Willmoore Kendall: Tribune and Teacher of the American People by Christopher H. Owen

Willmoore Kendall: Tribune and Teacher of the American People by Christopher H. Owen

Author:Christopher H. Owen [Owen, Christopher H.]
Language: eng
Format: epub
Tags: History, United States, 20th Century, Political Science, Civics & Citizenship, Intelligence & Espionage
ISBN: 9781793624451
Google: OZ1BEAAAQBAJ
Publisher: RowmanLittlefield
Published: 2021-09-27T20:30:56+00:00


Chapter 6

1954–1959

“Why Are You So Damn Logical?”

On November 19, 1955, the premier issue of National Review hit U.S. newsstands.

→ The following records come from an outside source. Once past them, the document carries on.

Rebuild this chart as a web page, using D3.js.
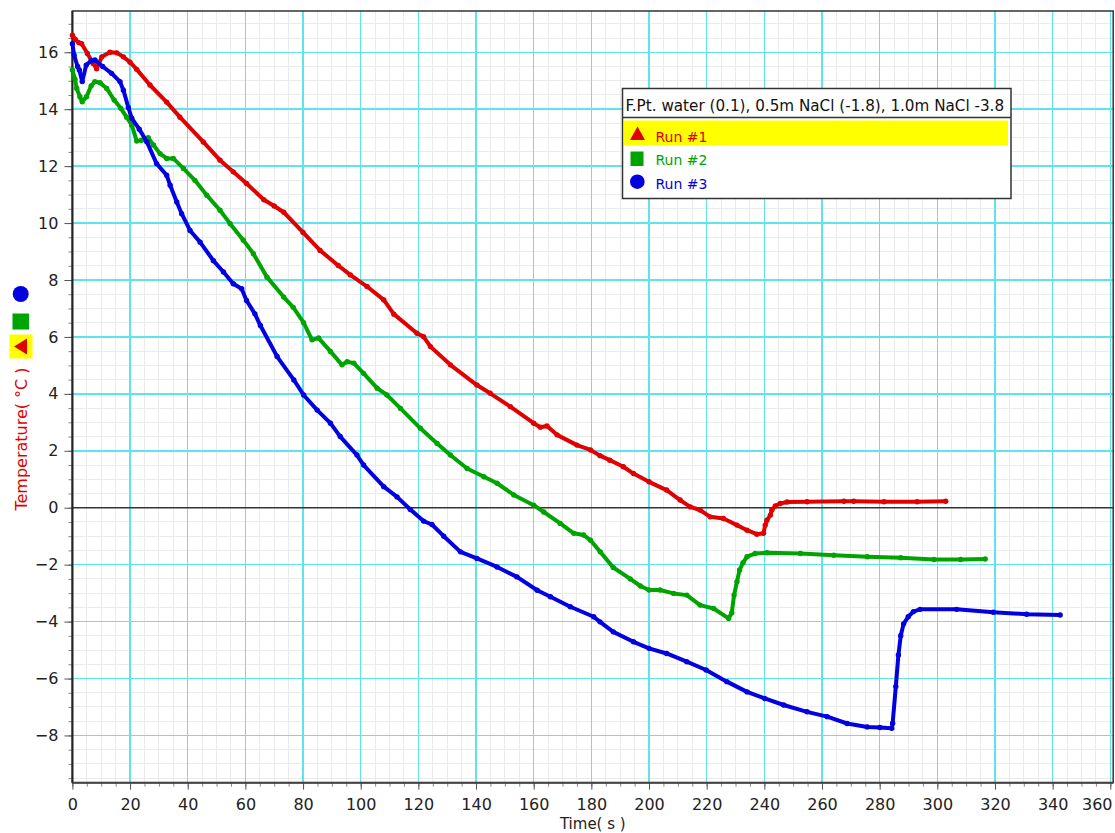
<!DOCTYPE html>
<html>
<head>
<meta charset="utf-8">
<script src="https://cdn.jsdelivr.net/npm/d3@7"></script>
<style>
  body { margin: 0; background: #fff; }
  text { font-family: "DejaVu Sans", sans-serif; }
</style>
</head>
<body>
<svg id="chart" width="1115" height="833"></svg>
<script>
// [time (s), temperature (°C)]
const run1 = [[0,16.6],[1,16.45],[2.2,16.34],[3.2,16.3],[5.2,15.96],[7.2,15.61],[8.4,15.42],[10.2,15.84],[13,16.0],[15.4,15.98],[17.7,15.84],[20,15.65],[22.3,15.4],[26.9,14.85],[32.7,14.25],[37.3,13.72],[45.4,12.85],[51.2,12.21],[55.8,11.8],[60.4,11.39],[66.4,10.82],[70,10.6],[73.3,10.38],[80,9.67],[85.9,9.04],[92.2,8.51],[96.4,8.18],[102.2,7.77],[108,7.3],[111.5,6.8],[119.5,6.13],[121.8,6.01],[124.2,5.66],[131.1,5.02],[140.3,4.31],[144.9,4.02],[151.9,3.55],[160,2.97],[162.3,2.83],[164.6,2.87],[168.1,2.56],[175,2.2],[179.7,2.03],[183,1.83],[186.4,1.67],[191.1,1.44],[194.6,1.2],[200,0.91],[206.1,0.62],[210.8,0.27],[214.3,0.03],[217.7,-0.08],[221.2,-0.32],[225.8,-0.38],[230.5,-0.61],[234,-0.79],[237.4,-0.93],[239.7,-0.9],[240.3,-0.61],[240.9,-0.44],[242.1,-0.26],[242.6,-0.08],[243.8,0.06],[245.5,0.15],[247.9,0.2],[254.8,0.21],[267.6,0.23],[271,0.23],[281.5,0.21],[293,0.21],[302.9,0.23]];

const run2 = [[0,15.38],[0.9,15.05],[1.5,14.73],[2.6,14.44],[3.4,14.26],[4.9,14.44],[6.5,14.82],[7.8,14.97],[9.6,14.93],[11.9,14.73],[14.5,14.32],[16.8,14.03],[18.8,13.72],[20.6,13.44],[22.3,12.88],[24,12.91],[26.3,13.0],[28.1,12.74],[30.4,12.44],[32.7,12.27],[35,12.27],[38.5,11.92],[42.5,11.5],[46.6,10.98],[51.2,10.45],[54.7,9.98],[59.3,9.4],[62.8,8.92],[67.5,8.1],[73.3,7.4],[76.6,7.04],[80.2,6.5],[83.1,5.9],[85.4,5.96],[89.5,5.49],[93.5,5.02],[95.3,5.13],[97.6,5.08],[101,4.72],[105.7,4.2],[109.1,3.96],[113.8,3.49],[120.7,2.79],[126.5,2.26],[131.1,1.85],[136.9,1.38],[142.7,1.09],[147.3,0.86],[153.1,0.45],[160,0.09],[163.5,-0.15],[169.2,-0.55],[173.9,-0.9],[177.3,-0.96],[179.7,-1.14],[183.1,-1.55],[187.6,-2.1],[193.5,-2.5],[197,-2.75],[200,-2.89],[203.8,-2.89],[208.5,-3.01],[213.1,-3.07],[217.7,-3.42],[222.4,-3.54],[227.6,-3.89],[228.7,-3.69],[229.5,-3.07],[230.5,-2.6],[231.4,-2.19],[232.6,-1.93],[234,-1.72],[236.8,-1.61],[240.9,-1.58],[252.5,-1.61],[264.1,-1.67],[275.7,-1.72],[287.3,-1.76],[298.8,-1.82],[308.1,-1.82],[316.6,-1.8]];

const run3 = [[0,16.3],[0.6,15.9],[1.8,15.5],[2.4,15.38],[3.4,14.97],[4.8,15.55],[6.5,15.7],[7.8,15.73],[10.5,15.5],[13.6,15.26],[16.5,14.97],[17.7,14.67],[19.4,14.06],[20.6,13.68],[23.2,13.3],[25.8,12.86],[29.2,12.09],[32.7,11.68],[33.9,11.33],[36.2,10.74],[37.9,10.33],[40.8,9.74],[44.3,9.33],[48.9,8.68],[52.4,8.28],[55.8,7.87],[58.7,7.69],[60.4,7.28],[63.3,6.81],[65.2,6.4],[71,5.31],[76.8,4.49],[80.2,3.96],[84.9,3.43],[89.5,2.97],[92.9,2.5],[98.7,1.85],[101,1.5],[108,0.74],[112.6,0.38],[117.2,-0.06],[121.8,-0.47],[124.7,-0.59],[128.8,-1.0],[134.6,-1.55],[140.3,-1.78],[147.3,-2.08],[154.2,-2.43],[161.2,-2.9],[165.8,-3.13],[172.7,-3.48],[180.8,-3.83],[183,-4.01],[187.6,-4.36],[194.6,-4.71],[200,-4.94],[206.1,-5.12],[213.1,-5.41],[219.8,-5.7],[227,-6.11],[234,-6.47],[240.1,-6.7],[246.7,-6.93],[254.8,-7.17],[261.8,-7.34],[268.7,-7.58],[275.7,-7.7],[280.1,-7.72],[284.2,-7.75],[284.5,-7.57],[285.6,-6.28],[286.5,-5.17],[287.3,-4.5],[288.3,-4.08],[289.9,-3.83],[291.7,-3.65],[294,-3.57],[306.7,-3.57],[319.4,-3.67],[331,-3.74],[342.6,-3.77]];

const runNames = ["Run #1", "Run #2", "Run #3"];
const runColors = ["#e00000", "#00a400", "#0000e0"];
const legendTitle = "F.Pt. water (0.1), 0.5m NaCl (-1.8), 1.0m NaCl -3.8";
const xTickValues = [0, 20, 40, 60, 80, 100, 120, 140, 160, 180, 200, 220, 240, 260, 280, 300, 320, 340, 360];
const yTickValues = [-8, -6, -4, -2, 0, 2, 4, 6, 8, 10, 12, 14, 16];

const svg = d3.select("#chart");

const x = d3.scaleLinear().domain([0, 361]).range([72.4, 1113.2]);
const y = d3.scaleLinear().domain([-9.66, 17.45]).range([782.7, 11]);

const plotLeft = x.range()[0], plotRight = x.range()[1];
const plotTop = y.range()[1], plotBottom = y.range()[0];

// minor grid (5 s / 0.5 °C), then cyan major grid
const xMinor = d3.range(0, 361, 5);
const yMinor = d3.range(-9.5, 17.5, 0.5);

const grid = svg.append("g").attr("shape-rendering", "crispEdges");
grid.selectAll(".vmin").data(xMinor).enter().append("line")
  .attr("x1", d => x(d)).attr("x2", d => x(d))
  .attr("y1", plotTop).attr("y2", plotBottom)
  .attr("stroke", "#ebebeb").attr("stroke-width", 1);
grid.selectAll(".hmin").data(yMinor).enter().append("line")
  .attr("x1", plotLeft).attr("x2", plotRight)
  .attr("y1", d => y(d)).attr("y2", d => y(d))
  .attr("stroke", "#ebebeb").attr("stroke-width", 1);
grid.selectAll(".vmaj").data(xTickValues).enter().append("line")
  .attr("x1", d => x(d)).attr("x2", d => x(d))
  .attr("y1", plotTop).attr("y2", plotBottom)
  .attr("stroke", "#5fe4ee").attr("stroke-width", 1.5);
grid.selectAll(".hmaj").data(yTickValues).enter().append("line")
  .attr("x1", plotLeft).attr("x2", plotRight)
  .attr("y1", d => y(d)).attr("y2", d => y(d))
  .attr("stroke", "#5fe4ee").attr("stroke-width", 1.5);

// zero line
svg.append("line")
  .attr("x1", plotLeft).attr("x2", plotRight)
  .attr("y1", y(0)).attr("y2", y(0))
  .attr("stroke", "#333").attr("stroke-width", 1.5);

// minor ticks
svg.append("g")
  .attr("transform", `translate(${plotLeft},0)`)
  .call(d3.axisLeft(y).tickValues(yMinor).tickSize(4).tickFormat(""))
  .call(g => g.select(".domain").remove())
  .selectAll("line").attr("stroke", "#888");
svg.append("g")
  .attr("transform", `translate(0,${plotBottom})`)
  .call(d3.axisBottom(x).tickValues(xMinor).tickSize(4).tickFormat(""))
  .call(g => g.select(".domain").remove())
  .selectAll("line").attr("stroke", "#888");

// major ticks + labels
const yAxis = svg.append("g")
  .attr("transform", `translate(${plotLeft},0)`)
  .call(d3.axisLeft(y).tickValues(yTickValues).tickSize(8).tickPadding(6))
  .call(g => g.select(".domain").remove());
yAxis.selectAll("line").attr("stroke", "#555");
yAxis.selectAll("text").attr("font-size", "16px").attr("fill", "#222")
  .style("font-family", "DejaVu Sans");

const xAxis = svg.append("g")
  .attr("transform", `translate(0,${plotBottom})`)
  .call(d3.axisBottom(x).tickValues(xTickValues).tickSize(7).tickPadding(9))
  .call(g => g.select(".domain").remove());
xAxis.selectAll("line").attr("stroke", "#555");
xAxis.selectAll("text").attr("font-size", "16px").attr("fill", "#222")
  .style("font-family", "DejaVu Sans");
// last label is pulled inside the window, as in the original
xAxis.selectAll(".tick").filter(d => d === 360).select("text")
  .attr("text-anchor", "end").attr("x", 1112 - x(360));

// plot frame
svg.append("rect")
  .attr("x", plotLeft).attr("y", plotTop)
  .attr("width", plotRight - plotLeft).attr("height", plotBottom - plotTop)
  .attr("fill", "none").attr("stroke", "#333").attr("stroke-width", 1.5);
svg.append("line").attr("x1", plotLeft).attr("x2", plotLeft).attr("y1", plotTop).attr("y2", plotBottom)
  .attr("stroke", "#222").attr("stroke-width", 2);
svg.append("line").attr("x1", plotLeft).attr("x2", plotRight).attr("y1", plotBottom).attr("y2", plotBottom)
  .attr("stroke", "#444").attr("stroke-width", 2);

// data runs
const line = d3.line().x(d => x(d[0])).y(d => y(d[1]));
const runs = [run1, run2, run3];

runs.forEach((run, i) => {
  svg.append("path")
    .datum(run)
    .attr("fill", "none")
    .attr("stroke", runColors[i])
    .attr("stroke-width", 4)
    .attr("stroke-linejoin", "round")
    .attr("stroke-linecap", "round")
    .attr("d", line);
  svg.append("g").selectAll("circle")
    .data(run).enter().append("circle")
    .attr("cx", d => x(d[0]))
    .attr("cy", d => y(d[1]))
    .attr("r", 2.7)
    .attr("fill", runColors[i]);
});

// axis titles
svg.append("text")
  .attr("x", (plotLeft + plotRight) / 2).attr("y", 829)
  .attr("text-anchor", "middle")
  .attr("font-size", "15px").attr("fill", "#222")
  .text("Time( s )");

svg.append("text")
  .attr("transform", "translate(27,439) rotate(-90)")
  .attr("text-anchor", "middle")
  .attr("font-size", "16px").attr("fill", "#e00000")
  .text("Temperature( °C )");

// run markers beside the y title
svg.append("circle").attr("cx", 20.7).attr("cy", 294).attr("r", 8).attr("fill", runColors[2]);
svg.append("rect").attr("x", 12.5).attr("y", 313.5).attr("width", 16.5).attr("height", 16).attr("fill", runColors[1]);
svg.append("rect").attr("x", 9.5).attr("y", 334.5).attr("width", 23).attr("height", 24).attr("fill", "#ffff00");
svg.append("path").attr("d", "M14,346.5L27,338.5L27,354.5Z").attr("fill", runColors[0]);

// legend
const lg = svg.append("g");
lg.append("rect")
  .attr("x", 622.5).attr("y", 88.5).attr("width", 388.5).attr("height", 110)
  .attr("fill", "#fff").attr("stroke", "#333").attr("stroke-width", 1.5);
lg.append("line").attr("x1", 622.5).attr("x2", 1011).attr("y1", 117.5).attr("y2", 117.5)
  .attr("stroke", "#333").attr("stroke-width", 1.5);
lg.append("text").attr("x", 625.5).attr("y", 110.5)
  .attr("font-size", "15.2px").attr("fill", "#111").text(legendTitle);
lg.append("rect").attr("x", 624).attr("y", 120.5).attr("width", 384).attr("height", 25)
  .attr("fill", "#ffff00");

const rowY = [141.5, 165, 188.5];
lg.append("path").attr("d", "M637.5,126.5L645,140L630,140Z").attr("fill", runColors[0]);
lg.append("rect").attr("x", 630.5).attr("y", 151.5).attr("width", 13).attr("height", 14.5).attr("fill", runColors[1]);
lg.append("circle").attr("cx", 637.3).attr("cy", 181.7).attr("r", 7.3).attr("fill", runColors[2]);
runNames.forEach((name, i) => {
  lg.append("text").attr("x", 655.5).attr("y", rowY[i])
    .attr("font-size", "14px").attr("fill", runColors[i]).text(name);
});
</script>
</body>
</html>
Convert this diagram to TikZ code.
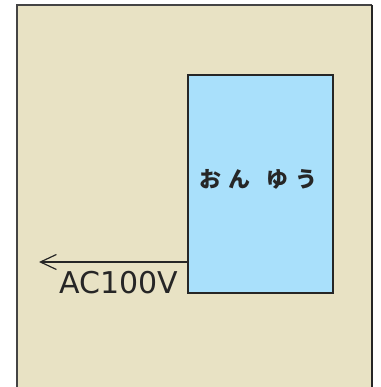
\documentclass[tikz,border=0pt]{standalone}
\usepackage{fontspec}
\newfontfamily\jpfont{Noto Sans CJK JP}
\newfontfamily\labelfont{DejaVu Sans}
\usetikzlibrary{arrows.meta,positioning}
\definecolor{wallbeige}{HTML}{E8E2C4}
\definecolor{unitblue}{HTML}{A9E0FB}
\definecolor{edgegray}{HTML}{444444}

\begin{document}
\begin{tikzpicture}[
    x=1bp, y=1bp,
    unit/.style={fill=unitblue, draw=black!85, line width=1.5bp},
    >={Straight Barb[length=16bp, width=15bp]}
  ]
    \useasboundingbox (0,0) rectangle (381,387);
    % background wall
    \fill[wallbeige] (17,-2) rectangle (372,382);
    \draw[edgegray, line width=1.2bp] (17,-2) -- (17,382) -- (372,382);
    \draw[black!85, line width=1.5bp] (372,382) -- (372,-2);

    % heater box
    \node[unit, minimum width=145bp, minimum height=218bp, inner sep=0pt] (onyu) at (260.5,203) {};
    \node[font=\jpfont\bfseries\fontsize{22bp}{22bp}\selectfont, text=black!85, inner sep=0pt] (onyulabel) at (258.5,208) {お\hspace{0.35em}ん\hspace{0.7em}ゆ\hspace{0.35em}う};

    % power cable
    \coordinate (plug) at (39,125);
    \draw[->, line width=1.2bp, black!85] (onyu.west |- plug) -- (plug);
    \node[font=\labelfont\fontsize{30bp}{30bp}\selectfont, text=black!85, anchor=base east, inner sep=0pt] (ac) at (178,94) {AC100V};
\end{tikzpicture}
\end{document}
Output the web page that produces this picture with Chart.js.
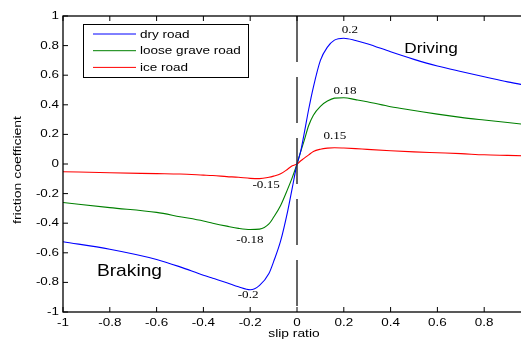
<!DOCTYPE html>
<html>
<head>
<meta charset="utf-8">
<title>friction coefficient vs slip ratio</title>
<script src="https://cdn.jsdelivr.net/npm/chart.js@4.4.1/dist/chart.umd.min.js"></script>
<style>
    html, body { margin: 0; padding: 0; background: #fff; overflow: hidden; }
    #wrap { width: 540px; height: 340px; }
</style>
</head>
<body>
<div id="wrap"><canvas id="frictionChart"></canvas></div>
<script>
// slip ratio samples (x) and friction coefficient for each road (y)
const slipRatio = [-1, -0.8, -0.6, -0.5, -0.4, -0.36, -0.3, -0.25, -0.2, -0.16, -0.12, -0.1, -0.07, -0.04, -0.02,
    0, 0.015, 0.03, 0.05, 0.07, 0.1, 0.13, 0.16, 0.2, 0.25, 0.3, 0.4, 0.5, 0.6, 0.7, 0.8, 0.9, 1];

const dryRoad = [-0.525, -0.576, -0.645, -0.695, -0.752, -0.772, -0.802, -0.83, -0.85, -0.82, -0.74, -0.66, -0.52, -0.32, -0.16,
    0, 0.08, 0.2, 0.37, 0.52, 0.7, 0.79, 0.837, 0.85, 0.835, 0.813, 0.758, 0.707, 0.662, 0.625, 0.59, 0.555, 0.525];

const looseGravelRoad = [-0.26, -0.295, -0.327, -0.356, -0.385, -0.4, -0.42, -0.435, -0.443, -0.44, -0.405, -0.36, -0.28, -0.17, -0.09,
    0, 0.08, 0.155, 0.26, 0.33, 0.39, 0.425, 0.445, 0.448, 0.435, 0.421, 0.387, 0.362, 0.337, 0.315, 0.297, 0.28, 0.262];

const iceRoad = [-0.052, -0.059, -0.065, -0.068, -0.075, -0.078, -0.085, -0.09, -0.097, -0.099, -0.09, -0.082, -0.066, -0.035, -0.012,
    0, 0.02, 0.038, 0.062, 0.085, 0.1, 0.107, 0.11, 0.108, 0.104, 0.099, 0.09, 0.082, 0.076, 0.07, 0.062, 0.058, 0.054];

const seriesLabels = ["dry road", "loose grave road", "ice road"];
const seriesColors = ["#0000ff", "#008000", "#ff0000"];

const xTicks = [-1, -0.8, -0.6, -0.4, -0.2, 0, 0.2, 0.4, 0.6, 0.8, 1];
const xTickLabels = ["-1", "-0.8", "-0.6", "-0.4", "-0.2", "0", "0.2", "0.4", "0.6", "0.8", "1"];
const yTicks = [-1, -0.8, -0.6, -0.4, -0.2, 0, 0.2, 0.4, 0.6, 0.8, 1];
const yTickLabels = ["-1", "-0.8", "-0.6", "-0.4", "-0.2", "0", "0.2", "0.4", "0.6", "0.8", "1"];

// peak slip ratio notes
const peakNotes = ["0.2", "0.18", "0.15", "-0.15", "-0.18", "-0.2"];

function toPoints(ys) {
    return slipRatio.map((x, i) => ({ x: x, y: ys[i] }));
}

// draw text squeezed/stretched horizontally, like the original figure's wide font
function drawText(ctx, txt, x, y, font, sx, align, angle) {
    ctx.save();
    ctx.font = font;
    ctx.fillStyle = "#000";
    ctx.textAlign = align || "center";
    ctx.textBaseline = "middle";
    ctx.translate(x, y);
    if (angle) ctx.rotate(angle);
    ctx.scale(sx, 1);
    ctx.fillText(txt, 0, 0);
    ctx.restore();
}

const figurePlugin = {
    id: "figure",
    afterDatasetsDraw(chart) {
        const ctx = chart.ctx;
        const area = chart.chartArea;
        const xs = chart.scales.x;
        const ys = chart.scales.y;

        // dashed line at zero slip
        const x0 = xs.getPixelForValue(0);
        ctx.save();
        ctx.strokeStyle = "#333";
        ctx.lineWidth = 1.5;
        ctx.setLineDash([46, 15]);
        ctx.beginPath();
        ctx.moveTo(x0, area.top);
        ctx.lineTo(x0, area.bottom);
        ctx.stroke();
        ctx.restore();

        // axes box + inward ticks
        ctx.save();
        ctx.strokeStyle = "#000";
        ctx.lineWidth = 1.3;
        ctx.strokeRect(area.left, area.top, area.right - area.left, area.bottom - area.top);
        ctx.lineWidth = 1;
        ctx.beginPath();
        xTicks.forEach(v => {
            const px = xs.getPixelForValue(v);
            ctx.moveTo(px, area.bottom); ctx.lineTo(px, area.bottom - 5);
            ctx.moveTo(px, area.top); ctx.lineTo(px, area.top + 5);
        });
        yTicks.forEach(v => {
            const py = ys.getPixelForValue(v);
            ctx.moveTo(area.left, py); ctx.lineTo(area.left + 5, py);
            ctx.moveTo(area.right, py); ctx.lineTo(area.right - 5, py);
        });
        ctx.stroke();
        ctx.restore();

        // tick labels
        const tickFont = "11px 'Liberation Sans', Arial, sans-serif";
        xTicks.forEach((v, i) => {
            drawText(ctx, xTickLabels[i], xs.getPixelForValue(v), area.bottom + 11, tickFont, 1.22, "center");
        });
        yTicks.forEach((v, i) => {
            drawText(ctx, yTickLabels[i], area.left - 4, ys.getPixelForValue(v), tickFont, 1.22, "right");
        });

        // axis titles
        const titleFont = "10px 'Liberation Sans', Arial, sans-serif";
        drawText(ctx, "slip ratio", xs.getPixelForValue(0) - 3, 334, titleFont, 1.38, "center");
        drawText(ctx, "friction coefficient", 18, (area.top + area.bottom) / 2 + 6, titleFont, 1.4, "center", -Math.PI / 2);

        // peak notes, placed in data space
        const noteFont = "10.5px 'Liberation Serif', 'Times New Roman', serif";
        const notePos = [[0.226, 0.905], [0.205, 0.493], [0.162, 0.189], [-0.132, -0.142], [-0.201, -0.514], [-0.209, -0.885]];
        peakNotes.forEach((t, i) => {
            drawText(ctx, t, xs.getPixelForValue(notePos[i][0]), ys.getPixelForValue(notePos[i][1]), noteFont, 1.25, "center");
        });

        // region labels
        drawText(ctx, "Driving", xs.getPixelForValue(0.573), ys.getPixelForValue(0.777), "15px 'Liberation Sans', Arial, sans-serif", 1.15, "center");
        drawText(ctx, "Braking", xs.getPixelForValue(-0.716), ys.getPixelForValue(-0.723), "17px 'Liberation Sans', Arial, sans-serif", 1.13, "center");

        // legend box
        const lx = area.left + 20, ly = area.top + 8, lw = 165, lh = 53;
        ctx.save();
        ctx.fillStyle = "#fff";
        ctx.fillRect(lx, ly, lw, lh);
        ctx.strokeStyle = "#000";
        ctx.lineWidth = 1;
        ctx.strokeRect(lx + 0.5, ly + 0.5, lw, lh);
        seriesLabels.forEach((lab, i) => {
            const ry = ly + 10 + i * 16.7;
            ctx.strokeStyle = seriesColors[i];
            ctx.beginPath();
            ctx.moveTo(lx + 10, ry);
            ctx.lineTo(lx + 53, ry);
            ctx.stroke();
            drawText(ctx, lab, lx + 57, ry + 0.5, "11px 'Liberation Sans', Arial, sans-serif", 1.23, "left");
        });
        ctx.restore();
    }
};

const ctx = document.getElementById("frictionChart").getContext("2d");

const frictionChart = new Chart(ctx, {
    type: "line",
    data: {
        datasets: [dryRoad, looseGravelRoad, iceRoad].map((ys, i) => ({
            label: seriesLabels[i],
            data: toPoints(ys),
            borderColor: seriesColors[i],
            borderWidth: 1.1,
            pointRadius: 0,
            fill: false,
            cubicInterpolationMode: "monotone"
        }))
    },
    options: {
        responsive: true,
        maintainAspectRatio: false,
        animation: false,
        layout: { padding: { left: 63, top: 16, right: 9, bottom: 28 } },
        plugins: {
            legend: { display: false },
            tooltip: { enabled: false }
        },
        scales: {
            x: { type: "linear", min: -1, max: 1, display: false },
            y: { type: "linear", min: -1, max: 1, display: false }
        }
    },
    plugins: [figurePlugin]
});
</script>
</body>
</html>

Unsurprisingly—with senior editor Willmoore Kendall’s name on the front cover—the magazine immediately went on to the attack against liberals. Its editors asserted that “the nation’s opinion-makers for the most part share the Liberal point of view, try indefatigably to inculcate it in their readers’ minds, and to that end employ the techniques of propaganda.” Therefore, “we may properly speak,” they continued, of “a huge propaganda machine, engaged in a major, sustained assault upon the sanity, and upon the prudence and the morality of the American people.” Liberals had set themselves in opposition to “the goals and values appropriate to the American tradition.” Moreover, the sanity of liberals themselves was suspect, proclaimed the editors, “because the political reality of which they speak is a dream world that nowhere exists.”1

Liberal intellectuals responded by heaping scorn on the infant magazine. A negative comeback from social critic Dwight Macdonald was predictable. But the nastiness of his attacks—labeling National Review’s staff “Scrambled Eggheads of the Right”—was startling. James Burnham was a traitor to Trotsky with clichéd ideas, Suzanne La Follette an angry incompetent, and Willi Schlamm a “lowbrow” mediocrity. Kendall, said Macdonald, was “a wild Yale don of extreme, eccentric, and very abstract views who can get a discussion into the shouting stage faster than anyone I have ever known.” An unkinder cut for Kendall came from old classmate John Fischer, then editor of Harper’s. Over lunch Kendall had solicited him to write a piece about the new magazine. In “Why is the Conservative Voice so Hoarse?,” Fischer, in his column “From the Editor’s Easy Chair,” linked National Review with other “extremist little magazines.” The new publication, he wrote, “aimed primarily at an audience of True Believers . . . who throw themselves frantically into a cause—often to make up for some kind of frustration in their private lives.”2

Harder yet for Kendall and his fellow editors to swallow was disapproval from fellow conservatives bothered by the magazine’s take-no-prisoners style. Kendall had a hard time attracting fellow academics to write for the magazine. His only real success in this regard was in getting Revilo Oliver, then an obscure classicist at the University of Illinois, to write the occasional article. Eric Voegelin thought Kendall was wasting his time “mangling” left-wingers. R. B. McCallum, Kendall’s old tutor, saw National Review as intemperate. He gently suggested that instead of calling Franklin Roosevelt the “worst ever” president it might have focused a specific failure such as getting “duped” at Yalta. Though often wooed by Buckley and Kendall, Bertrand de Jouvenel, prominent French conservative and Willmoore’s close friend, refused to write for the magazine because it supported McCarthy. The tone of National Review, he said, was inappropriate for how “Christians should fight their battles.” Even Charles Hyneman criticized the new magazine for so severely “slamming the liberals.”3

Despite such reactions, National Review, during the time Kendall worked actively there, rapidly expanded in circulation and influence.